§ **WHAT IS ASKED**:
Quote every line of the data below as it stands, omitting pictures.

§ **COLLECTED MATERIAL**:
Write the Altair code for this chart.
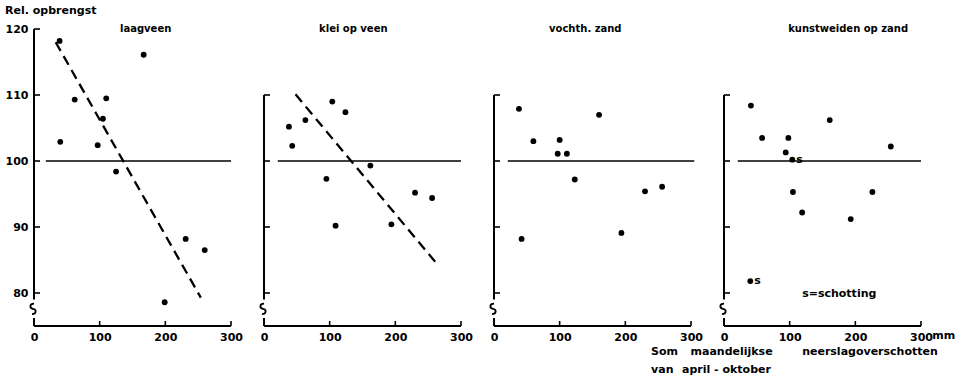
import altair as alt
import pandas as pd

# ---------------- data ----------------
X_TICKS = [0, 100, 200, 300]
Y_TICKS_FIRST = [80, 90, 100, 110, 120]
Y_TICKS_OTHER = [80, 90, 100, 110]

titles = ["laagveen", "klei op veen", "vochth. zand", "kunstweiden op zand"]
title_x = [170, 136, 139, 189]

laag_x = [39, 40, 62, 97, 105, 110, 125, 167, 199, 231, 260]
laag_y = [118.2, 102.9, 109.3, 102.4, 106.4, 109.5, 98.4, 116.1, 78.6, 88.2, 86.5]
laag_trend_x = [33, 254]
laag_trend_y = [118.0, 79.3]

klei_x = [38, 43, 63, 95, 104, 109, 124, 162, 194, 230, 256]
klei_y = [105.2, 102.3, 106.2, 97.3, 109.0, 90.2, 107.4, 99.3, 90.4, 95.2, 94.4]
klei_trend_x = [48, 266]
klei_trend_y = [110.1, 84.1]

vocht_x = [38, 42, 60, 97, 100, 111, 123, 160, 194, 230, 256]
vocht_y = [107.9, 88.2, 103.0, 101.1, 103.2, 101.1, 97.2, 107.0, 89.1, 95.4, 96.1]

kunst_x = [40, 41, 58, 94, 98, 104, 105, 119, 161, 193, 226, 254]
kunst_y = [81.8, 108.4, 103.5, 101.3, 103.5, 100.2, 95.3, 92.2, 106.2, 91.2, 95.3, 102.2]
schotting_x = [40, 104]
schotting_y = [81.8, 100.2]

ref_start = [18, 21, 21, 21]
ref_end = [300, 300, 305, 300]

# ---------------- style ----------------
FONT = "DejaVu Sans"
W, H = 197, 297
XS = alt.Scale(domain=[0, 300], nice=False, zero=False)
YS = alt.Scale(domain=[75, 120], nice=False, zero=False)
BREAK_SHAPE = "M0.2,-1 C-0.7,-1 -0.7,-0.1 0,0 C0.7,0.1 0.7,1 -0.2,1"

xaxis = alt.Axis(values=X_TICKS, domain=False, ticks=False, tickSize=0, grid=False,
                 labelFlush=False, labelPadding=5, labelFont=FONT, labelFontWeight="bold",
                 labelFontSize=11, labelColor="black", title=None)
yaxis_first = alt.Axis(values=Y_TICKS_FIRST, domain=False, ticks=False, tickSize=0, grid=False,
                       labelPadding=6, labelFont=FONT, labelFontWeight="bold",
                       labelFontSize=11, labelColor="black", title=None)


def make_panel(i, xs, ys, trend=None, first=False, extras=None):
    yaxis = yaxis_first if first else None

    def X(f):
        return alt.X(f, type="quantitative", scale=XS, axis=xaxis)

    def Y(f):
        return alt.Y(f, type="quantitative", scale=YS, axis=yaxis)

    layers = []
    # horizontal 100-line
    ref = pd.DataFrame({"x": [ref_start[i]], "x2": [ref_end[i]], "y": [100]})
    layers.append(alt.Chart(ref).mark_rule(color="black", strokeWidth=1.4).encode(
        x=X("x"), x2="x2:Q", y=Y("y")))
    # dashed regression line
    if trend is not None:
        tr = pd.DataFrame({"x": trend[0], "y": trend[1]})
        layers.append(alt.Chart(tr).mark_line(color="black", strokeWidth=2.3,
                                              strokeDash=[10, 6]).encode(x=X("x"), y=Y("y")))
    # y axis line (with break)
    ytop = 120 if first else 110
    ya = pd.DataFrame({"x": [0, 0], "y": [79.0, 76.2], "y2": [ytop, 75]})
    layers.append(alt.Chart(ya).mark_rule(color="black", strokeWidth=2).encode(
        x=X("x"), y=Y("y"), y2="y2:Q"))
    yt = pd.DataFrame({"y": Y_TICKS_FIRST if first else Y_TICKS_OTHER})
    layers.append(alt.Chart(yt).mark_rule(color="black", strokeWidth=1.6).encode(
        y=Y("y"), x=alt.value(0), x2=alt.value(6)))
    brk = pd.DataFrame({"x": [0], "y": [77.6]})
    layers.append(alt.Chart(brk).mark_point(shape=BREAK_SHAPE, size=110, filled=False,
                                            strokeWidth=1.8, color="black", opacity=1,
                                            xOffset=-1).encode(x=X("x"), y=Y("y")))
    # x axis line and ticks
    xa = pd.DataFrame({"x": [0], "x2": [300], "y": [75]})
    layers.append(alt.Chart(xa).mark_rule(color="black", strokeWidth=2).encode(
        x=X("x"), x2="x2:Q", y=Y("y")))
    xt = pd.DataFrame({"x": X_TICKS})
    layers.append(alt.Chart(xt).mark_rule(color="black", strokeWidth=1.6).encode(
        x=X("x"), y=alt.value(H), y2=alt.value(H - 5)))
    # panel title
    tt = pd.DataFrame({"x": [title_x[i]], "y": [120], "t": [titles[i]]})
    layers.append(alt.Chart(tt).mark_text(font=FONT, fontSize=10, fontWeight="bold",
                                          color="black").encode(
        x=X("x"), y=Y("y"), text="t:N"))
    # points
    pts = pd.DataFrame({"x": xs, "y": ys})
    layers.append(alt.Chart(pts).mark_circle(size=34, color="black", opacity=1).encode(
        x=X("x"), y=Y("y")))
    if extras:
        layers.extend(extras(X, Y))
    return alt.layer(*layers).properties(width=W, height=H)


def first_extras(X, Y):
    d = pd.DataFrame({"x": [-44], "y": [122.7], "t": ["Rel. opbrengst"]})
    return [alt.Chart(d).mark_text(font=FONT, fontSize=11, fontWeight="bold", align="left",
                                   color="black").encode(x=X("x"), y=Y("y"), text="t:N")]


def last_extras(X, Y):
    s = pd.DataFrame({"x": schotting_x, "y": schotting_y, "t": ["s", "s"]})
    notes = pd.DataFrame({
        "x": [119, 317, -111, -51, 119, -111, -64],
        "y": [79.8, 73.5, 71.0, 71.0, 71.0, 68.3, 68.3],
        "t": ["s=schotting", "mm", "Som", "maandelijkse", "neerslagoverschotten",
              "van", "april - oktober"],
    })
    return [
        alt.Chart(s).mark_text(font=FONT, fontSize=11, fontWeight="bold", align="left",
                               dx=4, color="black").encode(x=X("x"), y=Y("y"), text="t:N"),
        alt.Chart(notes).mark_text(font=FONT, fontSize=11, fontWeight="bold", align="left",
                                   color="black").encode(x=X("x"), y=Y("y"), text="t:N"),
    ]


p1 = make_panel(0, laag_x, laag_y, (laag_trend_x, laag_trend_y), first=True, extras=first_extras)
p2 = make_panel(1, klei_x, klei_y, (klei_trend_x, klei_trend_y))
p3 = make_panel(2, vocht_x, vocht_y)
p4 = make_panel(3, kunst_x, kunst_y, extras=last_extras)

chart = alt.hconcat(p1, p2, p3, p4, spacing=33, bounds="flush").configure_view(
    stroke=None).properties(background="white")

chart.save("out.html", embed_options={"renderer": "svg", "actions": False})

§ **THE REPLY**:
Write the Altair code for this chart.
import altair as alt
import pandas as pd

# ---------------- data ----------------
X_TICKS = [0, 100, 200, 300]
Y_TICKS_FIRST = [80, 90, 100, 110, 120]
Y_TICKS_OTHER = [80, 90, 100, 110]

titles = ["laagveen", "klei op veen", "vochth. zand", "kunstweiden op zand"]
title_x = [170, 136, 139, 189]

laag_x = [39, 40, 62, 97, 105, 110, 125, 167, 199, 231, 260]
laag_y = [118.2, 102.9, 109.3, 102.4, 106.4, 109.5, 98.4, 116.1, 78.6, 88.2, 86.5]
laag_trend_x = [33, 254]
laag_trend_y = [118.0, 79.3]

klei_x = [38, 43, 63, 95, 104, 109, 124, 162, 194, 230, 256]
klei_y = [105.2, 102.3, 106.2, 97.3, 109.0, 90.2, 107.4, 99.3, 90.4, 95.2, 94.4]
klei_trend_x = [48, 266]
klei_trend_y = [110.1, 84.1]

vocht_x = [38, 42, 60, 97, 100, 111, 123, 160, 194, 230, 256]
vocht_y = [107.9, 88.2, 103.0, 101.1, 103.2, 101.1, 97.2, 107.0, 89.1, 95.4, 96.1]

kunst_x = [40, 41, 58, 94, 98, 104, 105, 119, 161, 193, 226, 254]
kunst_y = [81.8, 108.4, 103.5, 101.3, 103.5, 100.2, 95.3, 92.2, 106.2, 91.2, 95.3, 102.2]
schotting_x = [40, 104]
schotting_y = [81.8, 100.2]

ref_start = [18, 21, 21, 21]
ref_end = [300, 300, 305, 300]

# ---------------- style ----------------
FONT = "DejaVu Sans"
W, H = 197, 297
XS = alt.Scale(domain=[0, 300], nice=False, zero=False)
YS = alt.Scale(domain=[75, 120], nice=False, zero=False)
BREAK_SHAPE = "M0.2,-1 C-0.7,-1 -0.7,-0.1 0,0 C0.7,0.1 0.7,1 -0.2,1"

xaxis = alt.Axis(values=X_TICKS, domain=False, ticks=False, tickSize=0, grid=False,
                 labelFlush=False, labelPadding=5, labelFont=FONT, labelFontWeight="bold",
                 labelFontSize=11, labelColor="black", title=None)
yaxis_first = alt.Axis(values=Y_TICKS_FIRST, domain=False, ticks=False, tickSize=0, grid=False,
                       labelPadding=6, labelFont=FONT, labelFontWeight="bold",
                       labelFontSize=11, labelColor="black", title=None)


def make_panel(i, xs, ys, trend=None, first=False, extras=None):
    yaxis = yaxis_first if first else None

    def X(f):
        return alt.X(f, type="quantitative", scale=XS, axis=xaxis)

    def Y(f):
        return alt.Y(f, type="quantitative", scale=YS, axis=yaxis)

    layers = []
    # horizontal 100-line
    ref = pd.DataFrame({"x": [ref_start[i]], "x2": [ref_end[i]], "y": [100]})
    layers.append(alt.Chart(ref).mark_rule(color="black", strokeWidth=1.4).encode(
        x=X("x"), x2="x2:Q", y=Y("y")))
    # dashed regression line
    if trend is not None:
        tr = pd.DataFrame({"x": trend[0], "y": trend[1]})
        layers.append(alt.Chart(tr).mark_line(color="black", strokeWidth=2.3,
                                              strokeDash=[10, 6]).encode(x=X("x"), y=Y("y")))
    # y axis line (with break)
    ytop = 120 if first else 110
    ya = pd.DataFrame({"x": [0, 0], "y": [79.0, 76.2], "y2": [ytop, 75]})
    layers.append(alt.Chart(ya).mark_rule(color="black", strokeWidth=2).encode(
        x=X("x"), y=Y("y"), y2="y2:Q"))
    yt = pd.DataFrame({"y": Y_TICKS_FIRST if first else Y_TICKS_OTHER})
    layers.append(alt.Chart(yt).mark_rule(color="black", strokeWidth=1.6).encode(
        y=Y("y"), x=alt.value(0), x2=alt.value(6)))
    brk = pd.DataFrame({"x": [0], "y": [77.6]})
    layers.append(alt.Chart(brk).mark_point(shape=BREAK_SHAPE, size=110, filled=False,
                                            strokeWidth=1.8, color="black", opacity=1,
                                            xOffset=-1).encode(x=X("x"), y=Y("y")))
    # x axis line and ticks
    xa = pd.DataFrame({"x": [0], "x2": [300], "y": [75]})
    layers.append(alt.Chart(xa).mark_rule(color="black", strokeWidth=2).encode(
        x=X("x"), x2="x2:Q", y=Y("y")))
    xt = pd.DataFrame({"x": X_TICKS})
    layers.append(alt.Chart(xt).mark_rule(color="black", strokeWidth=1.6).encode(
        x=X("x"), y=alt.value(H), y2=alt.value(H - 5)))
    # panel title
    tt = pd.DataFrame({"x": [title_x[i]], "y": [120], "t": [titles[i]]})
    layers.append(alt.Chart(tt).mark_text(font=FONT, fontSize=10, fontWeight="bold",
                                          color="black").encode(
        x=X("x"), y=Y("y"), text="t:N"))
    # points
    pts = pd.DataFrame({"x": xs, "y": ys})
    layers.append(alt.Chart(pts).mark_circle(size=34, color="black", opacity=1).encode(
        x=X("x"), y=Y("y")))
    if extras:
        layers.extend(extras(X, Y))
    return alt.layer(*layers).properties(width=W, height=H)


def first_extras(X, Y):
    d = pd.DataFrame({"x": [-44], "y": [122.7], "t": ["Rel. opbrengst"]})
    return [alt.Chart(d).mark_text(font=FONT, fontSize=11, fontWeight="bold", align="left",
                                   color="black").encode(x=X("x"), y=Y("y"), text="t:N")]


def last_extras(X, Y):
    s = pd.DataFrame({"x": schotting_x, "y": schotting_y, "t": ["s", "s"]})
    notes = pd.DataFrame({
        "x": [119, 317, -111, -51, 119, -111, -64],
        "y": [79.8, 73.5, 71.0, 71.0, 71.0, 68.3, 68.3],
        "t": ["s=schotting", "mm", "Som", "maandelijkse", "neerslagoverschotten",
              "van", "april - oktober"],
    })
    return [
        alt.Chart(s).mark_text(font=FONT, fontSize=11, fontWeight="bold", align="left",
                               dx=4, color="black").encode(x=X("x"), y=Y("y"), text="t:N"),
        alt.Chart(notes).mark_text(font=FONT, fontSize=11, fontWeight="bold", align="left",
                                   color="black").encode(x=X("x"), y=Y("y"), text="t:N"),
    ]


p1 = make_panel(0, laag_x, laag_y, (laag_trend_x, laag_trend_y), first=True, extras=first_extras)
p2 = make_panel(1, klei_x, klei_y, (klei_trend_x, klei_trend_y))
p3 = make_panel(2, vocht_x, vocht_y)
p4 = make_panel(3, kunst_x, kunst_y, extras=last_extras)

chart = alt.hconcat(p1, p2, p3, p4, spacing=33, bounds="flush").configure_view(
    stroke=None).properties(background="white")

chart.save("out.html", embed_options={"renderer": "svg", "actions": False})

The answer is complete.